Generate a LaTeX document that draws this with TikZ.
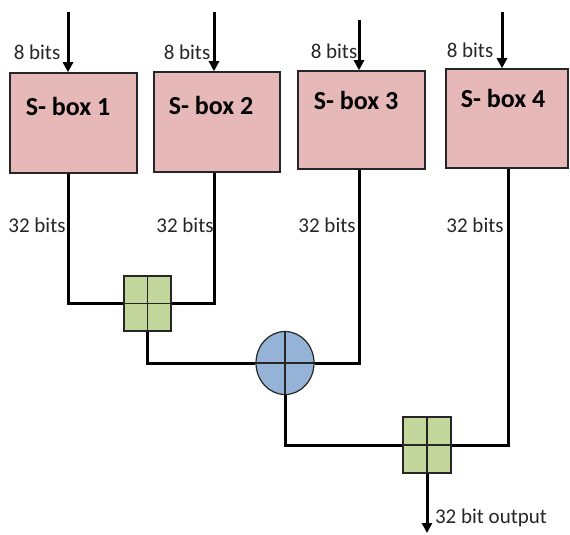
\documentclass[tikz,border=0pt]{standalone}
\usepackage{fontspec}
\setmainfont{Carlito}
\usetikzlibrary{arrows.meta,shapes.geometric}
\definecolor{boxpink}{HTML}{E6B9B8}
\definecolor{sqgreen}{HTML}{C3D69B}
\definecolor{xorblue}{HTML}{95B3D7}
\definecolor{txtgray}{HTML}{262626}
\tikzset{
  sbox/.style={draw=txtgray, line width=1.5pt, fill=boxpink, inner sep=0pt},
  boxlabel/.style={font=\fontsize{26}{28}\selectfont\bfseries, text=black, inner sep=0pt},
  bitlabel/.style={font=\fontsize{21}{23}\selectfont, text=txtgray, inner sep=0pt},
  addsq/.style={draw=txtgray, line width=1.2pt, fill=sqgreen, inner sep=0pt},
  xorc/.style={ellipse, draw=txtgray, line width=1.2pt, fill=xorblue, inner sep=0pt, minimum width=58pt, minimum height=63pt},
  wire/.style={line width=3pt, black},
  inarrow/.style={line width=3pt, black, -{Triangle[length=10pt,width=10pt]}},
  crossline/.style={line width=1.2pt, txtgray}
}
\begin{document}
\begin{tikzpicture}[x=1pt,y=-1pt]
\useasboundingbox (0,0) rectangle (570,535);

% S-boxes
\node[sbox, minimum width=127pt, minimum height=100pt] (b1) at (73.5,123) {};
\node[sbox, minimum width=126pt, minimum height=100pt] (b2) at (217,122) {};
\node[sbox, minimum width=127pt, minimum height=98pt] (b3) at (361.5,120) {};
\node[sbox, minimum width=122pt, minimum height=99pt] (b4) at (507,118.5) {};

\node[boxlabel] (t1) at (68,106) {S- box 1};
\node[boxlabel] (t2) at (211,105) {S- box 2};
\node[boxlabel] (t3) at (356,100) {S- box 3};
\node[boxlabel] (t4) at (503,98) {S- box 4};

% input arrows
\coordinate (i1) at (68,12);
\coordinate (i2) at (214,12);
\coordinate (i3) at (359,20);
\coordinate (i4) at (502,12);
\draw[inarrow] (i1) -- (i1 |- b1.north);
\draw[inarrow] (i2) -- (i2 |- b2.north);
\draw[inarrow] (i3) -- (i3 |- b3.north);
\draw[inarrow] (i4) -- (i4 |- b4.north);

\node[bitlabel] (l1) at (37,52) {8 bits};
\node[bitlabel] (l2) at (187,52) {8 bits};
\node[bitlabel] (l3) at (334,51) {8 bits};
\node[bitlabel] (l4) at (470,50) {8 bits};

% adders and xor
\node[addsq, minimum width=47pt, minimum height=55pt] (sq1) at (147.5,303.5) {};
\node[xorc] (xo) at (285,363) {};
\node[addsq, minimum width=48pt, minimum height=56pt] (sq2) at (427,445) {};

% wires
\draw[wire] ([xshift=-5.5pt]b1.south) |- (sq1.west);
\draw[wire] ([xshift=-3pt]b2.south) |- (sq1.east);
\draw[wire] (sq1.south) |- (xo.west);
\draw[wire] ([xshift=-2.5pt]b3.south) |- (xo.east);
\draw[wire] (xo.south) |- (sq2.west);
\draw[wire] ([xshift=1pt]b4.south) |- (sq2.east);
\coordinate (out) at (427,533);
\draw[inarrow] (sq2.south) -- (out);

% crosses
\draw[crossline] (sq1.north) -- (sq1.south) (sq1.west) -- (sq1.east);
\draw[crossline] (sq2.north) -- (sq2.south) (sq2.west) -- (sq2.east);
\draw[crossline] (xo.north) -- (xo.south) (xo.west) -- (xo.east);

\node[bitlabel] (m1) at (37,225) {32 bits};
\node[bitlabel] (m2) at (185,225) {32 bits};
\node[bitlabel] (m3) at (327,225) {32 bits};
\node[bitlabel] (m4) at (475,225) {32 bits};

\node[bitlabel] (ol) at (491,518) {32 bit output};
\end{tikzpicture}
\end{document}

• _Exercise brief_: Reproduce the data verbatim. Do not carry any picture into the copy.

• _Task answer_:
Generate a LaTeX document that draws this with TikZ.
\documentclass[tikz,border=0pt]{standalone}
\usepackage{fontspec}
\setmainfont{Carlito}
\usetikzlibrary{arrows.meta,shapes.geometric}
\definecolor{boxpink}{HTML}{E6B9B8}
\definecolor{sqgreen}{HTML}{C3D69B}
\definecolor{xorblue}{HTML}{95B3D7}
\definecolor{txtgray}{HTML}{262626}
\tikzset{
  sbox/.style={draw=txtgray, line width=1.5pt, fill=boxpink, inner sep=0pt},
  boxlabel/.style={font=\fontsize{26}{28}\selectfont\bfseries, text=black, inner sep=0pt},
  bitlabel/.style={font=\fontsize{21}{23}\selectfont, text=txtgray, inner sep=0pt},
  addsq/.style={draw=txtgray, line width=1.2pt, fill=sqgreen, inner sep=0pt},
  xorc/.style={ellipse, draw=txtgray, line width=1.2pt, fill=xorblue, inner sep=0pt, minimum width=58pt, minimum height=63pt},
  wire/.style={line width=3pt, black},
  inarrow/.style={line width=3pt, black, -{Triangle[length=10pt,width=10pt]}},
  crossline/.style={line width=1.2pt, txtgray}
}
\begin{document}
\begin{tikzpicture}[x=1pt,y=-1pt]
\useasboundingbox (0,0) rectangle (570,535);

% S-boxes
\node[sbox, minimum width=127pt, minimum height=100pt] (b1) at (73.5,123) {};
\node[sbox, minimum width=126pt, minimum height=100pt] (b2) at (217,122) {};
\node[sbox, minimum width=127pt, minimum height=98pt] (b3) at (361.5,120) {};
\node[sbox, minimum width=122pt, minimum height=99pt] (b4) at (507,118.5) {};

\node[boxlabel] (t1) at (68,106) {S- box 1};
\node[boxlabel] (t2) at (211,105) {S- box 2};
\node[boxlabel] (t3) at (356,100) {S- box 3};
\node[boxlabel] (t4) at (503,98) {S- box 4};

% input arrows
\coordinate (i1) at (68,12);
\coordinate (i2) at (214,12);
\coordinate (i3) at (359,20);
\coordinate (i4) at (502,12);
\draw[inarrow] (i1) -- (i1 |- b1.north);
\draw[inarrow] (i2) -- (i2 |- b2.north);
\draw[inarrow] (i3) -- (i3 |- b3.north);
\draw[inarrow] (i4) -- (i4 |- b4.north);

\node[bitlabel] (l1) at (37,52) {8 bits};
\node[bitlabel] (l2) at (187,52) {8 bits};
\node[bitlabel] (l3) at (334,51) {8 bits};
\node[bitlabel] (l4) at (470,50) {8 bits};

% adders and xor
\node[addsq, minimum width=47pt, minimum height=55pt] (sq1) at (147.5,303.5) {};
\node[xorc] (xo) at (285,363) {};
\node[addsq, minimum width=48pt, minimum height=56pt] (sq2) at (427,445) {};

% wires
\draw[wire] ([xshift=-5.5pt]b1.south) |- (sq1.west);
\draw[wire] ([xshift=-3pt]b2.south) |- (sq1.east);
\draw[wire] (sq1.south) |- (xo.west);
\draw[wire] ([xshift=-2.5pt]b3.south) |- (xo.east);
\draw[wire] (xo.south) |- (sq2.west);
\draw[wire] ([xshift=1pt]b4.south) |- (sq2.east);
\coordinate (out) at (427,533);
\draw[inarrow] (sq2.south) -- (out);

% crosses
\draw[crossline] (sq1.north) -- (sq1.south) (sq1.west) -- (sq1.east);
\draw[crossline] (sq2.north) -- (sq2.south) (sq2.west) -- (sq2.east);
\draw[crossline] (xo.north) -- (xo.south) (xo.west) -- (xo.east);

\node[bitlabel] (m1) at (37,225) {32 bits};
\node[bitlabel] (m2) at (185,225) {32 bits};
\node[bitlabel] (m3) at (327,225) {32 bits};
\node[bitlabel] (m4) at (475,225) {32 bits};

\node[bitlabel] (ol) at (491,518) {32 bit output};
\end{tikzpicture}
\end{document}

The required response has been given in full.